Research conducted by Dr. Jordan Grafman, a neuroscientist and director of brain injury research at the Rehabilitation Institute of Chicago, found that “when people made the decision to donate to what they felt was a worthy organization, parts of the midbrain lit up–the same region that controls cravings for food and sex, and the same region that became active when the subjects added money to their personal reward accounts.”
Furthermore, charity makes us happy and is beneficial to our health. I personally like helping out Open to Hope as it makes me feel like I’m giving back to those around me.
Increases Networking Opportunities
Being charitable also creates new and exciting opportunities for you to network with potential customers, investors, community members, and employees. One of the best ways to achieve this networking opportunity is by volunteering – which has been found to strengthen communities, improve your health, and help you land a job.
Allison Jones has three great places to start volunteering on The Muse, which include;
• Becoming a charity board or member. This is a long-term commitment, but provides more than enough networking opportunities as you work closely with other board members.
• Lending your skills pro bono. If there is one project that is near and dear to your heart, you could provide your services for free to help see it through, such as designing the charity’s website for free.
• Help others as a coach or mentor. This allows you to work directly with people. You never know when this coaching or mentoring could come back to help you. I once had a student who became successful enough to fund one of my startups years later.

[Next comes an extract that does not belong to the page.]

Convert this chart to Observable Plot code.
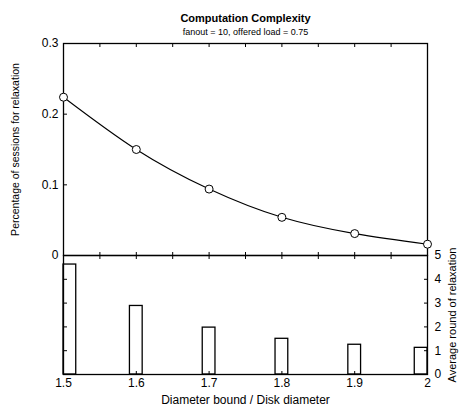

While volunteering is a great way to network, it also gives you the chance to enhance your skills and expertise.
“Building a reserve of goodwill in your community means there will be people there to back you up and speak up on your behalf in the future,” writes John Boitnott in Entrepreneur. For example, when Facebook moved into the former campus of Sun Microsystems in Menlo Park, residents were concerned about how this would impact the infrastructure.
Facebook responded by improving bicycle trials in order to reduce traffic and donated $20 million to local schools in the proximity. While this didn’t necessarily please everyone, it did calm the nerves of local residents and helped build respect for Facebook as a whole.
On top of building respect with members of the community, being charitable builds respect among employees, which in turn can boost morale. Molly Reynolds adds on Inc.com that it also “helps us bond with our colleagues as we team up to help those in need.”
“Some companies have been known to give their employees matching bonuses, meaning, when the employee receives a bonus for exceeding his or her sales quota, a donation of the same amount goes to a charity of the employee’s choice,” Reynolds adds. “This gives workers an added incentive to achieve higher results for the company.”
Philanthropy is always and will always be an important part of business. You can choose to donate cash, free goods or services, or simply your time. Whichever way you choose to do it, make sure you make a conscious effort to give back!